• **Problem requirements**
Quote every line of the data below as it stands, omitting pictures.

______________________________

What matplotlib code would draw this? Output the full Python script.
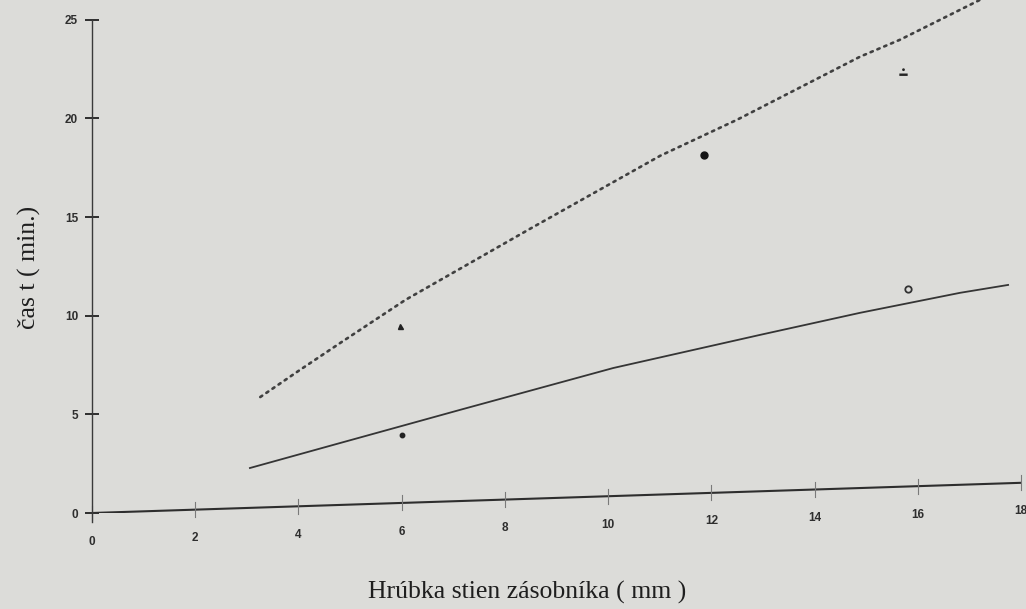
import numpy as np
import matplotlib
matplotlib.use("Agg")
import matplotlib.pyplot as plt
from matplotlib.transforms import Affine2D
from matplotlib.path import Path

# ---- data -------------------------------------------------------------
x_ticks = [0, 2, 4, 6, 8, 10, 12, 14, 16, 18]
y_ticks = [0, 5, 10, 15, 20, 25]

# upper (dotted) fitted curve
fit_upper_x = [3.26, 4.03, 4.81, 6.07, 8.5, 11.01, 12.5, 14.88, 15.66, 17.21]
fit_upper_y = [5.60, 6.91, 8.21, 10.28, 13.7, 17.17, 18.87, 21.86, 22.66, 24.55]

# lower (solid) fitted curve
fit_lower_x = [3.06, 4.81, 7.13, 10.10, 12.95, 14.88, 16.82, 17.75]
fit_lower_y = [2.02, 3.14, 4.62, 6.49, 7.93, 8.88, 9.73, 10.05]

# measured points
pts_tri_x, pts_tri_y = [5.97], [8.97]
pts_dot_small_x, pts_dot_small_y = [6.0], [3.45]
pts_dot_x, pts_dot_y = [11.85], [17.15]
pts_bar_x, pts_bar_y = [15.72], [20.98]
pts_open_x, pts_open_y = [15.82], [10.0]

x_label = "Hrúbka stien zásobníka ( mm )"
y_label = "čas t ( min.)"

# ---- figure -----------------------------------------------------------
BG = "#dcdcd9"
INK = "#2e2e2e"
W, H = 1026, 609
fig = plt.figure(figsize=(W / 100, H / 100), dpi=100, facecolor=BG)
ax = fig.add_axes([92 / W, 1 - 513 / H, (1021 - 92) / W, 513 / H])
ax.set_facecolor(BG)
ax.set_xlim(0, 18)
ax.set_ylim(0, 26.0)

for side in ("top", "right", "bottom"):
    ax.spines[side].set_visible(False)
ax.spines["left"].set_bounds(-0.45, 25)
ax.spines["left"].set_color("#3a3a3a")
ax.spines["left"].set_linewidth(1.0)

ax.set_xticks([])
ax.set_yticks(y_ticks)
ax.tick_params(axis="y", direction="inout", length=10, width=1.4,
               color=INK, pad=5, labelsize=8.5, labelcolor=INK)
for lab in ax.get_yticklabels():
    lab.set_fontweight("bold")
    lab.set_family("Liberation Sans")

# the horizontal axis sits slightly askew: shear in display space
x0, y0 = ax.transAxes.transform((0, 0))
slope = 0.0325
T = ax.transData + Affine2D().translate(-x0, -y0).skew(0, np.arctan(slope)).translate(x0, y0)

xmin, xmax = ax.get_xlim()
ax.plot([xmin, xmax], [0, 0], color=INK, lw=1.5, transform=T, solid_capstyle="butt")
for t in x_ticks:
    ax.plot([t, t], [-0.38, 0.38], color="#7a7a7a", lw=0.8, transform=T, clip_on=False)
    ax.text(t, -1.45, str(t), transform=T, ha="center", va="center",
            fontsize=8.5, fontweight="bold", color=INK, family="Liberation Sans",
            clip_on=False)

# fitted curves
ax.plot(fit_upper_x, fit_upper_y, color="#404040", lw=1.9,
        linestyle=(0, (0.9, 1.9)), dash_capstyle="round", transform=T)
ax.plot(fit_lower_x, fit_lower_y, color="#353535", lw=1.3, transform=T)

# measured points
ax.plot(pts_tri_x, pts_tri_y, linestyle="none", marker="^", ms=3.6,
        color="#222222", transform=T)
ax.plot(pts_dot_small_x, pts_dot_small_y, linestyle="none", marker="o", ms=3.2,
        color="#222222", transform=T)
ax.plot(pts_dot_x, pts_dot_y, linestyle="none", marker="o", ms=5.0,
        color="#151515", transform=T)

circle = Path.circle((0.0, 0.55), 0.2)
bar = Path([(-0.6, -0.35), (0.6, -0.35), (0.6, 0.0), (-0.6, 0.0), (-0.6, -0.35)],
           [Path.MOVETO, Path.LINETO, Path.LINETO, Path.LINETO, Path.CLOSEPOLY])
dot_bar = Path.make_compound_path(circle, bar)
ax.plot(pts_bar_x, pts_bar_y, linestyle="none", marker=dot_bar, ms=7.5,
        color="#262626", mew=0, transform=T)
ax.plot(pts_open_x, pts_open_y, linestyle="none", marker="o", ms=4.6,
        mfc="none", mec="#333333", mew=1.3, transform=T)

# axis titles
fig.text(527 / W, 1 - 592 / H, x_label, ha="center", va="center",
         fontsize=18.5, family="Liberation Serif", color="#1e1e1e")
fig.text(29 / W, 1 - 267 / H, y_label, ha="center", va="center", rotation=90,
         fontsize=18.5, family="Liberation Serif", color="#1e1e1e")

fig.savefig("out.png", dpi=100, facecolor=BG)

______________________________

• **Response below**
What matplotlib code would draw this? Output the full Python script.
import numpy as np
import matplotlib
matplotlib.use("Agg")
import matplotlib.pyplot as plt
from matplotlib.transforms import Affine2D
from matplotlib.path import Path

# ---- data -------------------------------------------------------------
x_ticks = [0, 2, 4, 6, 8, 10, 12, 14, 16, 18]
y_ticks = [0, 5, 10, 15, 20, 25]

# upper (dotted) fitted curve
fit_upper_x = [3.26, 4.03, 4.81, 6.07, 8.5, 11.01, 12.5, 14.88, 15.66, 17.21]
fit_upper_y = [5.60, 6.91, 8.21, 10.28, 13.7, 17.17, 18.87, 21.86, 22.66, 24.55]

# lower (solid) fitted curve
fit_lower_x = [3.06, 4.81, 7.13, 10.10, 12.95, 14.88, 16.82, 17.75]
fit_lower_y = [2.02, 3.14, 4.62, 6.49, 7.93, 8.88, 9.73, 10.05]

# measured points
pts_tri_x, pts_tri_y = [5.97], [8.97]
pts_dot_small_x, pts_dot_small_y = [6.0], [3.45]
pts_dot_x, pts_dot_y = [11.85], [17.15]
pts_bar_x, pts_bar_y = [15.72], [20.98]
pts_open_x, pts_open_y = [15.82], [10.0]

x_label = "Hrúbka stien zásobníka ( mm )"
y_label = "čas t ( min.)"

# ---- figure -----------------------------------------------------------
BG = "#dcdcd9"
INK = "#2e2e2e"
W, H = 1026, 609
fig = plt.figure(figsize=(W / 100, H / 100), dpi=100, facecolor=BG)
ax = fig.add_axes([92 / W, 1 - 513 / H, (1021 - 92) / W, 513 / H])
ax.set_facecolor(BG)
ax.set_xlim(0, 18)
ax.set_ylim(0, 26.0)

for side in ("top", "right", "bottom"):
    ax.spines[side].set_visible(False)
ax.spines["left"].set_bounds(-0.45, 25)
ax.spines["left"].set_color("#3a3a3a")
ax.spines["left"].set_linewidth(1.0)

ax.set_xticks([])
ax.set_yticks(y_ticks)
ax.tick_params(axis="y", direction="inout", length=10, width=1.4,
               color=INK, pad=5, labelsize=8.5, labelcolor=INK)
for lab in ax.get_yticklabels():
    lab.set_fontweight("bold")
    lab.set_family("Liberation Sans")

# the horizontal axis sits slightly askew: shear in display space
x0, y0 = ax.transAxes.transform((0, 0))
slope = 0.0325
T = ax.transData + Affine2D().translate(-x0, -y0).skew(0, np.arctan(slope)).translate(x0, y0)

xmin, xmax = ax.get_xlim()
ax.plot([xmin, xmax], [0, 0], color=INK, lw=1.5, transform=T, solid_capstyle="butt")
for t in x_ticks:
    ax.plot([t, t], [-0.38, 0.38], color="#7a7a7a", lw=0.8, transform=T, clip_on=False)
    ax.text(t, -1.45, str(t), transform=T, ha="center", va="center",
            fontsize=8.5, fontweight="bold", color=INK, family="Liberation Sans",
            clip_on=False)

# fitted curves
ax.plot(fit_upper_x, fit_upper_y, color="#404040", lw=1.9,
        linestyle=(0, (0.9, 1.9)), dash_capstyle="round", transform=T)
ax.plot(fit_lower_x, fit_lower_y, color="#353535", lw=1.3, transform=T)

# measured points
ax.plot(pts_tri_x, pts_tri_y, linestyle="none", marker="^", ms=3.6,
        color="#222222", transform=T)
ax.plot(pts_dot_small_x, pts_dot_small_y, linestyle="none", marker="o", ms=3.2,
        color="#222222", transform=T)
ax.plot(pts_dot_x, pts_dot_y, linestyle="none", marker="o", ms=5.0,
        color="#151515", transform=T)

circle = Path.circle((0.0, 0.55), 0.2)
bar = Path([(-0.6, -0.35), (0.6, -0.35), (0.6, 0.0), (-0.6, 0.0), (-0.6, -0.35)],
           [Path.MOVETO, Path.LINETO, Path.LINETO, Path.LINETO, Path.CLOSEPOLY])
dot_bar = Path.make_compound_path(circle, bar)
ax.plot(pts_bar_x, pts_bar_y, linestyle="none", marker=dot_bar, ms=7.5,
        color="#262626", mew=0, transform=T)
ax.plot(pts_open_x, pts_open_y, linestyle="none", marker="o", ms=4.6,
        mfc="none", mec="#333333", mew=1.3, transform=T)

# axis titles
fig.text(527 / W, 1 - 592 / H, x_label, ha="center", va="center",
         fontsize=18.5, family="Liberation Serif", color="#1e1e1e")
fig.text(29 / W, 1 - 267 / H, y_label, ha="center", va="center", rotation=90,
         fontsize=18.5, family="Liberation Serif", color="#1e1e1e")

fig.savefig("out.png", dpi=100, facecolor=BG)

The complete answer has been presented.